Nissan, Japan's third-largest carmaker, is facing its worst financial crisis in 25 years, with a forecast loss of up to £4 billion this year. To cope, the company is considering plans to raise more than £5 billion ($6.7 billion), including a loan guaranteed by the British government and measures to sell strategic assets.

Nissan plans to issue up to 630 billion yen in bonds and convertible securities, including high-yield loans in dollars and euros, according to Bloomberg. Part of the plan is a 1 billion pound syndicated loan that could be guaranteed by the British government.
Nissan may have to sell its global headquarters in Japan
The company is also considering selling and leasing back its 22-storey Yokohama headquarters for around £500m as part of its restructuring strategy. The plan also includes the possible sale of some US real estate, its stake in the Renault alliance, battery maker AESC Group, and factories in South Africa and Mexico.

Nissan’s current headquarters was once a symbol of success when it opened in 2009, with a showroom that could display more than 30 models. However, that grand image has now become a financial burden, forcing the company to consider selling assets in an urgent restructuring.
Cut 20,000 jobs and pause new car development to save money
Amid mounting debt, Nissan has cut 20,000 jobs and plans to close seven factories globally by 2027, including two in Japan, Oppama and Shonan. The moves are expected to save the company around £2.6bn.
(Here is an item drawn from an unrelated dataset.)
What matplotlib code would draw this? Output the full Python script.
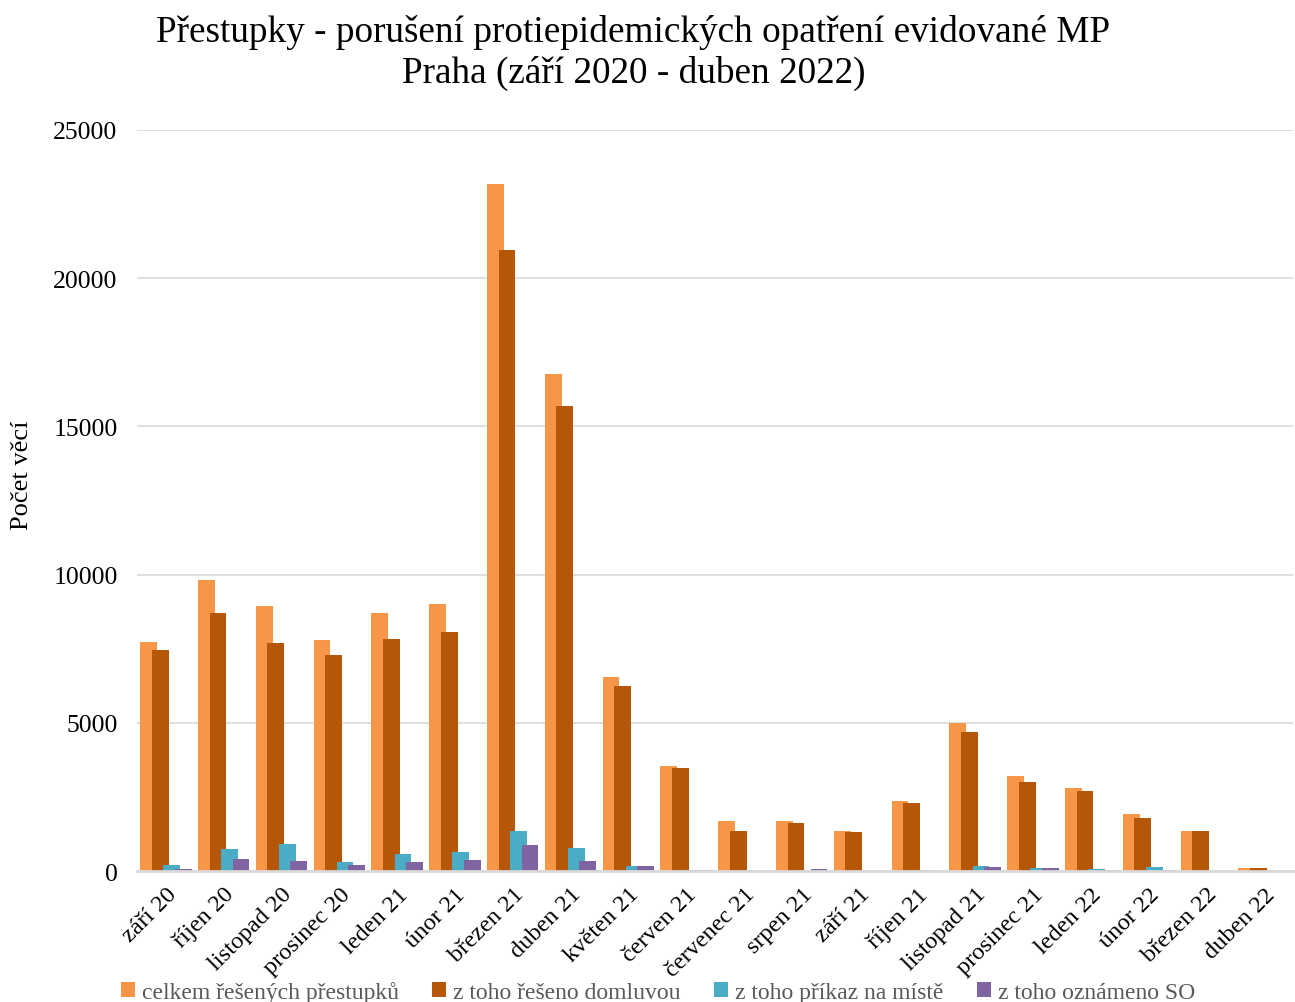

The dire financial situation also forced the company to halt development of several new models to reduce costs. Although affected by the US-China trade war under former President Donald Trump, new CEO Ivan Espinosa admitted that the roots of the problem existed nearly a decade ago.
Strategic mistakes put Nissan in a prolonged crisis
CEO Ivan Espinosa said that since 2015, Nissan’s management had set high expectations, believing that the company could sell 8 million vehicles a year. Based on this illusion, the company invested heavily in expanding production and personnel. However, the current reality is that production is only about half of the expected number, and during this time, no appropriate corrective action has been taken.

The fundraising plan is still under review and has not yet been approved by Nissan’s board of directors. A company spokesperson declined to comment, saying only that the company “does not comment on rumors.”